- Born: Barbara Boruszak April 6, 1930 Chorzow, Poland
- Died: November 5, 2025 (aged 95)
- Occupation: Costume designer

= Barbara Ptak =

Polish costume designer (1930–2025)

Barbara Ptak (6 April 1930 – 5 November 2025) was a Polish costume designer.

== Biography ==
Ptak was born Barbara Boruszak in Chorzów, on 6 April 1930. In 1963, she graduated from the Faculty of Graphic Arts of the Academy of Fine Arts in Warsaw in the studio of Prof. Józef Mroszczak. She prepared her theoretical diploma thesis along with the design of the exhibition on the occasion of the 75th anniversary of cinema in Poland under the supervision of Prof. Jerzy Teoplitz.
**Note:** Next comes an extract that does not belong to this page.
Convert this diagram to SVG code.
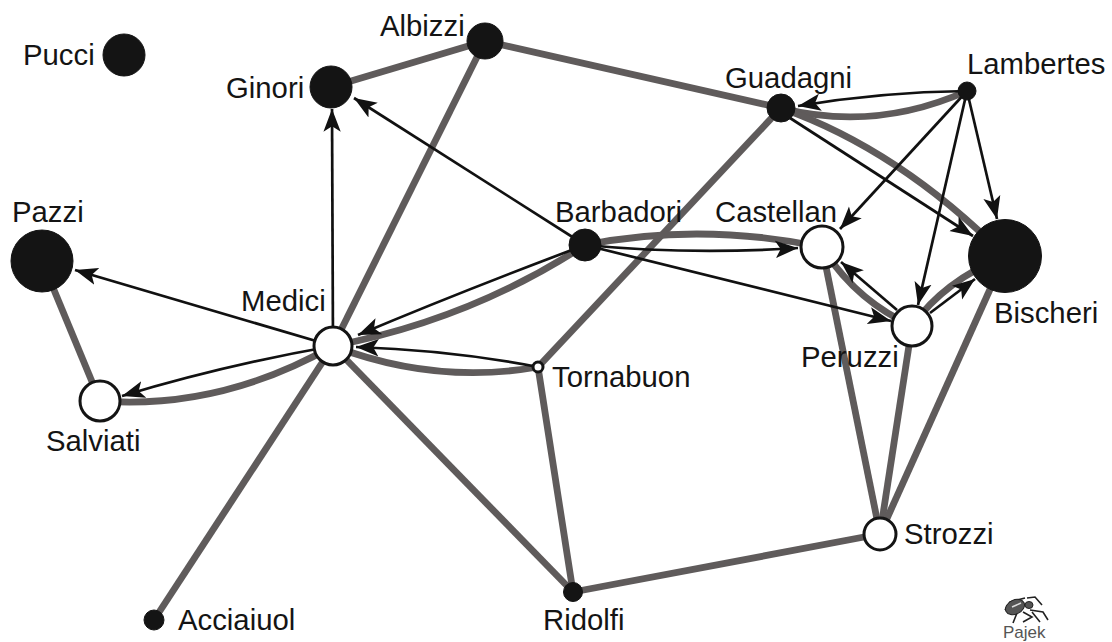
<svg xmlns="http://www.w3.org/2000/svg" width="1112" height="642" viewBox="0 0 1112 642">
<style>
.e{fill:none;stroke:#5f5b5b;stroke-width:6.8}
.a{fill:none;stroke:#111;stroke-width:2.7;marker-end:url(#arr)}
.b{fill:#141414;stroke:#141414;stroke-width:1}
.w{fill:#fff;stroke:#141414;stroke-width:3}
text{font-family:"Liberation Sans",Arial,sans-serif;font-size:29.3px;fill:#141414}
</style>
<defs>
<marker id="arr" markerUnits="userSpaceOnUse" markerWidth="24" markerHeight="19" refX="17" refY="7" orient="auto" viewBox="0 0 18 14">
<path d="M0,0.5L17,7L0,13.5L4,7Z" fill="#111"/>
</marker>
</defs>
<rect width="1112" height="642" fill="#fff"/>
<g id="connectors">
<path class="e" d="M331,87L485,41"/>
<path class="e" d="M485,41L781,108"/>
<path class="e" d="M485,41L333,346"/>
<path class="e" d="M781,108L538,367"/>
<path class="e" d="M781,108Q875,132 967,91"/>
<path class="e" d="M781,108Q900,150 1005,256"/>
<path class="e" d="M585,245Q700,222 822,247"/>
<path class="e" d="M585,245Q470,320 333,346"/>
<path class="e" d="M42,261L100,401"/>
<path class="e" d="M333,346Q220,410 100,401"/>
<path class="e" d="M333,346Q435,385 538,367"/>
<path class="e" d="M333,346L154,620"/>
<path class="e" d="M333,346L573,592"/>
<path class="e" d="M538,367L573,592"/>
<path class="e" d="M573,592L880,534"/>
<path class="e" d="M822,247L880,534"/>
<path class="e" d="M912,326L880,534"/>
<path class="e" d="M1005,256L880,534"/>
<path class="e" d="M822,247Q855,300 912,326"/>
<path class="e" d="M912,326Q945,280 1005,256"/>
<path class="a" d="M967,91Q880,92 798,106"/>
<path class="a" d="M967,91L840,229"/>
<path class="a" d="M967,91L918,305"/>
<path class="a" d="M967,91L997,219"/>
<path class="a" d="M790,118L973,236"/>
<path class="a" d="M585,245Q690,255 798,248"/>
<path class="a" d="M585,245L891,321"/>
<path class="a" d="M585,245L354,98"/>
<path class="a" d="M585,245Q460,292 358,335"/>
<path class="a" d="M333,346L332,109"/>
<path class="a" d="M333,346L75,270"/>
<path class="a" d="M333,346Q225,365 122,396"/>
<path class="a" d="M538,367Q450,350 356,347"/>
<path class="a" d="M897,310L841,262"/>
<path class="a" d="M930,313L975,279"/>
</g>
<g id="pucci"><circle class="b" cx="124" cy="55" r="21"/><text x="23" y="65">Pucci</text></g>
<g id="albizzi"><circle class="b" cx="485" cy="41" r="18"/><text x="380" y="36">Albizzi</text></g>
<g id="ginori"><circle class="b" cx="331" cy="87" r="21"/><text x="226" y="98">Ginori</text></g>
<g id="guadagni"><circle class="b" cx="781" cy="108" r="14"/><text x="725" y="88">Guadagni</text></g>
<g id="lambertes"><circle class="b" cx="967" cy="91" r="9"/><text x="967" y="74">Lambertes</text></g>
<g id="pazzi"><circle class="b" cx="42" cy="261" r="31"/><text x="12" y="222">Pazzi</text></g>
<g id="barbadori"><circle class="b" cx="585" cy="245" r="16"/><text x="555" y="222">Barbadori</text></g>
<g id="castellan"><circle class="w" cx="822" cy="247" r="21"/><text x="715" y="222">Castellan</text></g>
<g id="bischeri"><circle class="b" cx="1005" cy="256" r="36.5"/><text x="994" y="323">Bischeri</text></g>
<g id="peruzzi"><circle class="w" cx="912" cy="326" r="20"/><text x="801" y="367">Peruzzi</text></g>
<g id="medici"><circle class="w" cx="333" cy="346" r="19"/><text x="241" y="311">Medici</text></g>
<g id="tornabuon"><circle class="w" cx="538" cy="367" r="5"/><text x="552" y="387">Tornabuon</text></g>
<g id="salviati"><circle class="w" cx="100" cy="401" r="20"/><text x="46" y="451">Salviati</text></g>
<g id="strozzi"><circle class="w" cx="880" cy="534" r="16"/><text x="904" y="544">Strozzi</text></g>
<g id="ridolfi"><circle class="b" cx="573" cy="592" r="9.5"/><text x="543" y="630">Ridolfi</text></g>
<g id="acciaiuol"><circle class="b" cx="154" cy="620" r="10"/><text x="178" y="630">Acciaiuol</text></g>
<g id="pajek">
<path d="M1005,610L1010,602L1025,598M1027,598L1035,597L1042,605M1030,610L1043,612L1048,620M1032,612L1040,622M1023,612L1032,617L1023,622M1017,613L1013,623" fill="none" stroke="#222" stroke-width="1.6"/>
<ellipse cx="1015" cy="607" rx="10" ry="7" fill="#555" stroke="#222" transform="rotate(-25 1015 607)"/>
<ellipse cx="1029" cy="605" rx="4" ry="3.5" fill="#555" stroke="#222"/>
<path d="M1012,607L1021,603" stroke="#ddd" stroke-width="1.5"/>
<text x="1003" y="638" style="font-size:17px;fill:#555">Pajek</text>
</g>
</svg>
In 1960, while still a student, she began cooperating as a costume designer in the production of Jack of Spades, directed by Tadeusz Chmielewski. Throughout her career, she designed for a number of productions, including Pharaoh (1966), Pearl in the Crown (1972) and The Promised Land (1975).

Ptak died on 5 November 2025, at the age of 95.

== Selected filmography ==
- 1961: Milczące ślady (dir. Zbigniew Kuźmiński)
- 1962: Nóż w wodzie (dir. Roman Polański)
- 1962: Drugi brzeg (dir. Zbigniew Kuźmiński)
- 1964: Pieciu (dir. Paweł Komorowski)
- 1966: Pharaoh (dir. Jerzy Kawalerowicz)
- 1966: Sublokator (dir. Janusz Majewski)
- 1972: Perła w koronie (dir. Kazimierz Kutz)
- 1975: Ziemia obiecana (dir. Andrzej Wajda)
- 1975: Noce i dnie (dir. Jerzy Antczak)
- 1977: Dagny (dir. Haakon Sandøy)
- 1983: Epitafium dla Barbary Radziwiłłówny (dir. Janusz Majewski)
- 1987: Wierna Rzeka (dir. Tadeusz Chmielewski)

== Awards ==
In 2004, she was awarded the Cross of Merit. In 2008, she was awarded the Gloria Artis Medal for Merit to Culture.